[Dataset extract start]

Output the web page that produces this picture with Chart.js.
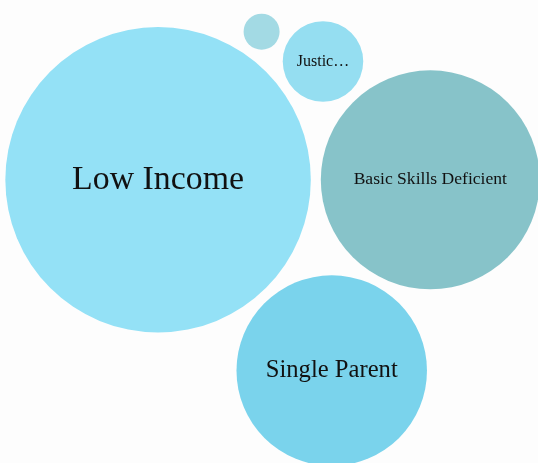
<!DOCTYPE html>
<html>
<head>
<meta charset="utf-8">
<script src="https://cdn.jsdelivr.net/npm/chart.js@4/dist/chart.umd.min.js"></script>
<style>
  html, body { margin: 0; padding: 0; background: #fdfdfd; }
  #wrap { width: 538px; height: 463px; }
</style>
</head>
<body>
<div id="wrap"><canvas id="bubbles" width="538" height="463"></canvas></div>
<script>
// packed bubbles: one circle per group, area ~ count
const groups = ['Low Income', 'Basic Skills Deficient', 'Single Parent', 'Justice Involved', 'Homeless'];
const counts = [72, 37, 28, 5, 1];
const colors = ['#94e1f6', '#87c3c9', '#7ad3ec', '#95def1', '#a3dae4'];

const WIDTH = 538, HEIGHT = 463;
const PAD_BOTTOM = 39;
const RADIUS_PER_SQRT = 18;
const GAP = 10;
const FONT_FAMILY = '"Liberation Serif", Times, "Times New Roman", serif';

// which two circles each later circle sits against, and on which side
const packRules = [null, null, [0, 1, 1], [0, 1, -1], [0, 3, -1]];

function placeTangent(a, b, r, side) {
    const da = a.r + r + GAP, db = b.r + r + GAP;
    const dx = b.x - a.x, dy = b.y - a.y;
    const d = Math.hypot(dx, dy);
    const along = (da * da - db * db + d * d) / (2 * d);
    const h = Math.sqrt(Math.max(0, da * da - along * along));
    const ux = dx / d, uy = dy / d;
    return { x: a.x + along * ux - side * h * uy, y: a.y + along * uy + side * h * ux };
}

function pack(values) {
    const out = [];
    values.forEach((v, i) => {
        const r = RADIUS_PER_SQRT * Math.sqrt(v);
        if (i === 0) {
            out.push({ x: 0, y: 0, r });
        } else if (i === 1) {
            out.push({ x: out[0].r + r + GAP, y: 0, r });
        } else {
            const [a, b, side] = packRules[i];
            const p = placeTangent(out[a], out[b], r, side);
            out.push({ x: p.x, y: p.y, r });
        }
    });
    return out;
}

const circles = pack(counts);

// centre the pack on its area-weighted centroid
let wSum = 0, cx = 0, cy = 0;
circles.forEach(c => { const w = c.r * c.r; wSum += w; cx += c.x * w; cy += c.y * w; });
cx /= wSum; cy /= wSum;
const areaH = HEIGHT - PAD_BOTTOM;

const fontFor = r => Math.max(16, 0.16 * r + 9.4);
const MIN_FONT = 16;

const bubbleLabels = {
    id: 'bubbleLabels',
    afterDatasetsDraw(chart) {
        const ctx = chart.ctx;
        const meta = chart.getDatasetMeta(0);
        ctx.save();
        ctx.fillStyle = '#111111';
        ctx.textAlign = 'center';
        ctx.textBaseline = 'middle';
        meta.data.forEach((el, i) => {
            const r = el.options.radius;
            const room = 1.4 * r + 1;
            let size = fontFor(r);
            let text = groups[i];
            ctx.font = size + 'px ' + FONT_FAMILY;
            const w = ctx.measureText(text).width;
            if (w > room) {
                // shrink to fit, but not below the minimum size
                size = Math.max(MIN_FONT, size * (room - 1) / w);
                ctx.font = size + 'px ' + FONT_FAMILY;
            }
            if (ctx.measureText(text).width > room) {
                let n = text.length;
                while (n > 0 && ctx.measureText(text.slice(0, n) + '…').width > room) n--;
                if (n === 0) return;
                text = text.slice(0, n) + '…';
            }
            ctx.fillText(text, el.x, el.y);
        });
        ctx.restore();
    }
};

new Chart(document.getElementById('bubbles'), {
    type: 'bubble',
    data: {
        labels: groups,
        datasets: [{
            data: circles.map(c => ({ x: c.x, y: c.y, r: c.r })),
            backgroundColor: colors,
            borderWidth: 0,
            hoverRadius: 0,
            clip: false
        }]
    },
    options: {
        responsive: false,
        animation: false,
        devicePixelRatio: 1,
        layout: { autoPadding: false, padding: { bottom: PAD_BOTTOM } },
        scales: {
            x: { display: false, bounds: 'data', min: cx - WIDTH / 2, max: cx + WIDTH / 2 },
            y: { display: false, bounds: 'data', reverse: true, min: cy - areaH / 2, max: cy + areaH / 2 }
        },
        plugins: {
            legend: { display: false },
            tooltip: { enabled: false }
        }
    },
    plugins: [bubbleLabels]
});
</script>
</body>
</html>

[Dataset extract end]

Problem to work on. Set the listing down in full and exactly. Pictures within it should not appear in the copy.

Right answer.
Output the web page that produces this picture with Chart.js.
<!DOCTYPE html>
<html>
<head>
<meta charset="utf-8">
<script src="https://cdn.jsdelivr.net/npm/chart.js@4/dist/chart.umd.min.js"></script>
<style>
  html, body { margin: 0; padding: 0; background: #fdfdfd; }
  #wrap { width: 538px; height: 463px; }
</style>
</head>
<body>
<div id="wrap"><canvas id="bubbles" width="538" height="463"></canvas></div>
<script>
// packed bubbles: one circle per group, area ~ count
const groups = ['Low Income', 'Basic Skills Deficient', 'Single Parent', 'Justice Involved', 'Homeless'];
const counts = [72, 37, 28, 5, 1];
const colors = ['#94e1f6', '#87c3c9', '#7ad3ec', '#95def1', '#a3dae4'];

const WIDTH = 538, HEIGHT = 463;
const PAD_BOTTOM = 39;
const RADIUS_PER_SQRT = 18;
const GAP = 10;
const FONT_FAMILY = '"Liberation Serif", Times, "Times New Roman", serif';

// which two circles each later circle sits against, and on which side
const packRules = [null, null, [0, 1, 1], [0, 1, -1], [0, 3, -1]];

function placeTangent(a, b, r, side) {
    const da = a.r + r + GAP, db = b.r + r + GAP;
    const dx = b.x - a.x, dy = b.y - a.y;
    const d = Math.hypot(dx, dy);
    const along = (da * da - db * db + d * d) / (2 * d);
    const h = Math.sqrt(Math.max(0, da * da - along * along));
    const ux = dx / d, uy = dy / d;
    return { x: a.x + along * ux - side * h * uy, y: a.y + along * uy + side * h * ux };
}

function pack(values) {
    const out = [];
    values.forEach((v, i) => {
        const r = RADIUS_PER_SQRT * Math.sqrt(v);
        if (i === 0) {
            out.push({ x: 0, y: 0, r });
        } else if (i === 1) {
            out.push({ x: out[0].r + r + GAP, y: 0, r });
        } else {
            const [a, b, side] = packRules[i];
            const p = placeTangent(out[a], out[b], r, side);
            out.push({ x: p.x, y: p.y, r });
        }
    });
    return out;
}

const circles = pack(counts);

// centre the pack on its area-weighted centroid
let wSum = 0, cx = 0, cy = 0;
circles.forEach(c => { const w = c.r * c.r; wSum += w; cx += c.x * w; cy += c.y * w; });
cx /= wSum; cy /= wSum;
const areaH = HEIGHT - PAD_BOTTOM;

const fontFor = r => Math.max(16, 0.16 * r + 9.4);
const MIN_FONT = 16;

const bubbleLabels = {
    id: 'bubbleLabels',
    afterDatasetsDraw(chart) {
        const ctx = chart.ctx;
        const meta = chart.getDatasetMeta(0);
        ctx.save();
        ctx.fillStyle = '#111111';
        ctx.textAlign = 'center';
        ctx.textBaseline = 'middle';
        meta.data.forEach((el, i) => {
            const r = el.options.radius;
            const room = 1.4 * r + 1;
            let size = fontFor(r);
            let text = groups[i];
            ctx.font = size + 'px ' + FONT_FAMILY;
            const w = ctx.measureText(text).width;
            if (w > room) {
                // shrink to fit, but not below the minimum size
                size = Math.max(MIN_FONT, size * (room - 1) / w);
                ctx.font = size + 'px ' + FONT_FAMILY;
            }
            if (ctx.measureText(text).width > room) {
                let n = text.length;
                while (n > 0 && ctx.measureText(text.slice(0, n) + '…').width > room) n--;
                if (n === 0) return;
                text = text.slice(0, n) + '…';
            }
            ctx.fillText(text, el.x, el.y);
        });
        ctx.restore();
    }
};

new Chart(document.getElementById('bubbles'), {
    type: 'bubble',
    data: {
        labels: groups,
        datasets: [{
            data: circles.map(c => ({ x: c.x, y: c.y, r: c.r })),
            backgroundColor: colors,
            borderWidth: 0,
            hoverRadius: 0,
            clip: false
        }]
    },
    options: {
        responsive: false,
        animation: false,
        devicePixelRatio: 1,
        layout: { autoPadding: false, padding: { bottom: PAD_BOTTOM } },
        scales: {
            x: { display: false, bounds: 'data', min: cx - WIDTH / 2, max: cx + WIDTH / 2 },
            y: { display: false, bounds: 'data', reverse: true, min: cy - areaH / 2, max: cy + areaH / 2 }
        },
        plugins: {
            legend: { display: false },
            tooltip: { enabled: false }
        }
    },
    plugins: [bubbleLabels]
});
</script>
</body>
</html>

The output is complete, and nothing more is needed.